Cinematography took place from 24 April to 9 June 1959. The studio for interiors was Palladium Atelier at Copenhagen. Exteriors were also shot in and around Kopenhagen. A small team, including Reinl and his director of cinematography Kalinke travelled to London for two days to shoot some stock footage to be used in back projection.

==Release==
The FSK gave the film a rating of 16 years and up, unsuitable for screening on public holidays. Four scenes had to be cut to receive even this rating and avoid an "adults only" one.

The film premiered on 4 September 1959 at the Universum in Stuttgart. With an audience of 3 million in West Germany the film was an extraordinary success.

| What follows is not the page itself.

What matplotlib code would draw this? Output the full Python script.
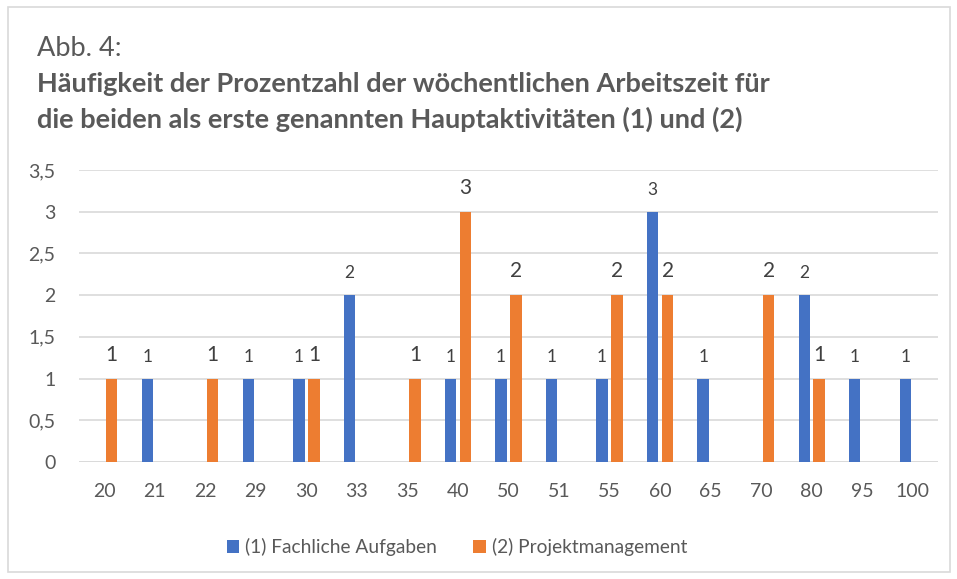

The film's box office success ultimately spawned the Edgar Wallace series of films by Rialto of 32 films that ran through 1972. The series heavily influenced the style and content of West German crime and mystery films throughout the 1960s, as well as giving rise to outright copycat films made by other studios such as Artur Brauner's CCC Film.

==Home media==
The film made its DVD debut on 29 January 2008 by Infinity Entertainment Group as a part of The Edgar Wallace Collection which included several other adaptions of the works of writer Edgar Wallace.

== In popular culture ==
In 2004, the German spoof film Der Wixxer was released, which heavily parodies the 1950s and 1960s German Edgar Wallace films. It contains many references to the classic Edgar Wallace films, and in one scene, the Frog with the Mask is also referenced: At a conference of super villains, he appears as a man in a frog costume, who is also an obvious parody of Kermit the Frog, since he talks with a Kermit-style high-pitched voice (provided by Andreas von der Meden, who also provided the German voice for Kermit) and in one scene also ironically says "Applause, applause, applause!" - a common catch phrase of Kermit in the German dub of The Muppet Show.